Such was the forever memorable defence of Arcot, and such too was the practical foundation of the British Empire in India. It was the work of a hundred and twenty-five English soldiers and two hundred Sepoys, inspired to heroism by a young man whom Fortune had suddenly plucked out of the wrong place and set down in the right one.

Clive was by no means the man to look upon work as done because it was well begun. The authorities at Fort St. George promptly sent him two hundred more English soldiers and seven hundred Sepoys, and with this force—which was quite a large army for him—he marched out to join hands with Morari Row, attacked Rajah Sahib at the head of five thousand men with a stiffening of three hundred French regulars, hit him very hard, and generally convinced people that an Englishman worthy of his name and race had at length taken matters in hand.

Unhappily, however, the English were not as strong in the council-chamber as they were in the field, and while the authorities were hesitating, Rajah Sahib and Dupleix retrieved their loss to such purpose that a native army supported by four hundred French troops marched almost up to the walls of Fort St. George and proceeded to amuse themselves by laying the settlement waste, with the result that Captain Clive had to come to the rescue, and the end was another overwhelming defeat, during which about half of the French regulars were either killed or taken prisoners.

This physical victory was followed by a moral one no less effective. The vaingloriously-named City of the Victory of Dupleix, surmounted by its magniloquently inscribed pillar, lay at Clive’s mercy and directly in his path, and he promptly pulled the pillar down and wiped the city off the face of the earth. He didn’t do this because he personally disliked either Dupleix or his nation, but in doing it he showed that he was statesman as well as soldier, for, as he well knew, the destruction of the City of Victory was to the waiting and watching millions of India the symbol of the destruction and discredit of the French power, and the establishment and vindication of the British. From that day to this Britain’s star in the East has been in the ascendant and that of France on the decline.
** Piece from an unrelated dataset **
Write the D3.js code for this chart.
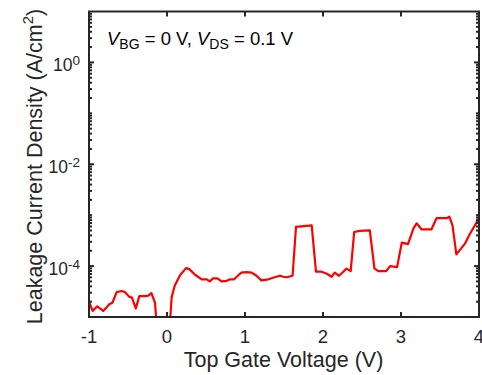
<!DOCTYPE html>
<html><head><meta charset="utf-8">
<script src="https://cdn.jsdelivr.net/npm/d3@7"></script>
<style>
body{margin:0;background:#fff;}
svg{display:block;font-family:"Liberation Sans",Arial,Helvetica,sans-serif;}
</style></head>
<body><svg id="c" width="482" height="375"></svg>
<script>
// Data (V, log10 of J)
const voltage = [-1,-0.953,-0.894,-0.817,-0.74,-0.70,-0.645,-0.58,-0.54,-0.487,-0.45,-0.40,-0.355,-0.28,-0.24,-0.20,-0.154,-0.11,
  0.0,0.03,0.06,0.10,0.167,0.244,0.286,0.36,0.445,0.51,0.55,0.59,0.645,0.70,0.765,0.81,0.86,0.95,1.02,1.085,1.14,1.21,1.30,1.40,1.45,1.49,1.535,1.61,
  1.654,1.855,1.91,1.98,2.05,2.11,2.15,2.205,2.26,2.30,2.355,2.40,2.47,2.60,2.66,2.71,2.81,2.86,2.95,3.01,3.09,3.16,3.20,3.265,3.39,3.455,3.585,3.62,3.66,3.71,3.82,3.875,4.0];
const logJ = [-4.70,-4.88,-4.79,-4.88,-4.75,-4.72,-4.51,-4.49,-4.51,-4.60,-4.62,-4.83,-4.59,-4.59,-4.58,-4.53,-4.72,-5.6,
  -5.6,-5.3,-4.61,-4.38,-4.18,-4.04,-4.06,-4.17,-4.26,-4.26,-4.30,-4.24,-4.24,-4.30,-4.29,-4.26,-4.26,-4.13,-4.12,-4.13,-4.18,-4.28,-4.26,-4.21,-4.19,-4.21,-4.22,-4.19,
  -3.23,-3.20,-4.11,-4.11,-4.15,-4.21,-4.13,-4.19,-4.11,-4.05,-4.10,-3.33,-3.31,-3.30,-4.05,-4.10,-4.10,-4.00,-4.02,-3.54,-3.57,-3.26,-3.16,-3.28,-3.28,-3.06,-3.06,-3.03,-3.20,-3.77,-3.56,-3.39,-3.06];
const xTicks = [-1,0,1,2,3,4];
const yTickExp = [0,-2,-4];
const xLabel = "Top Gate Voltage (V)";

const svg = d3.select("#c");
const L=89, R=479, T=11.5, B=317;
const dark="#262626";
const x = d3.scaleLinear().domain([-1,4]).range([L,R]);
const y = d3.scaleLog().domain([1e-5,1e1]).range([B,T]);

svg.append("clipPath").attr("id","clip").append("rect")
  .attr("x",L).attr("y",T).attr("width",R-L).attr("height",B-T);

const data = voltage.map((v,i)=>({v, j: Math.pow(10,logJ[i])}));
const line = d3.line().x(d=>x(d.v)).y(d=>y(d.j));
svg.append("path").datum(data).attr("d",line).attr("clip-path","url(#clip)")
  .attr("fill","none").attr("stroke","#ff0000").attr("stroke-width",2.2).attr("stroke-linejoin","round");

// ticks
const tg = svg.append("g").attr("stroke",dark).attr("stroke-width",2);
xTicks.forEach(t=>{
  const px=x(t);
  tg.append("line").attr("x1",px).attr("x2",px).attr("y1",B).attr("y2",B-5);
  tg.append("line").attr("x1",px).attr("x2",px).attr("y1",T).attr("y2",T+5);
});
for(let e=-5;e<1;e++){
  for(let m=1;m<10;m++){
    const v=m*Math.pow(10,e);
    const py=y(v);
    const len = (m===1 && yTickExp.includes(e)) ? 5 : 3;
    tg.append("line").attr("x1",L).attr("x2",L+len).attr("y1",py).attr("y2",py);
    tg.append("line").attr("x1",R).attr("x2",R-len).attr("y1",py).attr("y2",py);
  }
}
// frame
svg.append("rect").attr("x",L).attr("y",T).attr("width",R-L).attr("height",B-T)
  .attr("fill","none").attr("stroke",dark).attr("stroke-width",2);

// x tick labels
svg.append("g").selectAll("text").data(xTicks).join("text")
  .attr("x",d=>x(d)).attr("y",343).attr("text-anchor","middle")
  .attr("font-size",18.5).attr("fill",dark).text(d=>d<0?"-"+Math.abs(d):d);

// y tick labels
yTickExp.forEach(e=>{
  const t=svg.append("text").attr("x",80).attr("y",y(Math.pow(10,e))+9).attr("text-anchor","end")
    .attr("font-size",17.5).attr("fill",dark);
  t.append("tspan").text("10");
  t.append("tspan").attr("font-size",13.5).attr("dy",-6.5).text(String(e));
});

// axis labels
svg.append("text").attr("x",283.5).attr("y",367).attr("text-anchor","middle")
  .attr("font-size",21.5).attr("fill",dark).text(xLabel);
const yl=svg.append("text").attr("transform",`translate(42,166.5) rotate(-90)`)
  .attr("text-anchor","middle").attr("font-size",21.5).attr("fill",dark);
yl.append("tspan").text("Leakage Current Density (A/cm");
yl.append("tspan").attr("font-size",15).attr("dy",-9).text("2");
yl.append("tspan").attr("dy",9).text(")");

// annotation
const an=svg.append("text").attr("x",107).attr("y",45).attr("font-size",18.5).attr("fill","#000");
an.append("tspan").attr("font-style","italic").text("V");
an.append("tspan").attr("font-size",14).attr("dy",3.5).text("BG");
an.append("tspan").attr("dy",-3.5).text(" = 0 V, ");
an.append("tspan").attr("font-style","italic").text("V");
an.append("tspan").attr("font-size",14).attr("dy",3.5).text("DS");
an.append("tspan").attr("dy",-3.5).text(" = 0.1 V");
</script></body></html>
How completely all this and what followed was the work of one man, and one only is eloquently shown by the pronouncement of old Morari Row to the effect that the English who followed Clive must be of quite a different tribe or breed to those who followed anybody else, and further by the fact that he inflicted two decisive defeats upon the French at Covelong and Chingleput, with a force consisting of five hundred raw Sepoy levies, and two hundred newly-imported scourings of the London slums, who had so little of the soldier in them that when a shot killed one in the first skirmish all the rest turned round and ran away; while on another occasion the report of a cannon so frightened the sentries that they all left their posts, and one of them was discovered occupying a strategic position at the bottom of a well!

And yet Clive, somehow, made steady, disciplined soldiers out of this miserable rabble, and, though at last he was so ill that he could hardly stand, led them to victory and turned the French out of their forts—which was perhaps a miracle even greater than the making of Cromwell’s Ironsides.

After this the young man, having well earned a holiday, got married and came home for his honeymoon. He was at once hailed as the saviour of India—or at any rate of the East India Company, the directors of which drained many a good bottle of port to the toast of “General” Clive; and even his father half incredulously admitted that “after all it seemed that the booby had something in him.”

But “the booby,” who had come back moderately rich, bore no malice, and at once began to repair the evil of his youth by paying off all the debts of his family. He then proceeded to waste his substance and his time by getting into Parliament and getting turned out again on petition, after which he very properly went back to India to do work that parliamentary orators couldn’t do.

His first exploit was the reduction of the pirate stronghold of Gheriah, which had long dominated the whole Arabian Gulf, the next was the Avenging of one of the blackest crimes in history. There is no need to tell of it here, for is not the story of the Black Hole of Calcutta deep-graven in the memory of every man and woman, boy and girl, of Anglo-Saxon blood? Forty-eight hours after the news reached Madras Clive was given the command of nine hundred British infantry and fifteen hundred Sepoys, and with this army, supported by a fleet under Admiral Watson, he marched to the conquest of an empire half as large as Europe.

Curiously enough, however, he began by treating with Surajah Dowlah—the arch-criminal of the Black Hole—instead of crushing him, and, more amazing still, during the course of the negotiations, he deliberately forged Admiral Watson’s name to a treaty intended to deceive an adherent whom he knew to have made terms with the other side. It is the most inexplicable act in his career, and, being so, it is only a waste of words to try and explain it away. He did it, and there’s an end of it.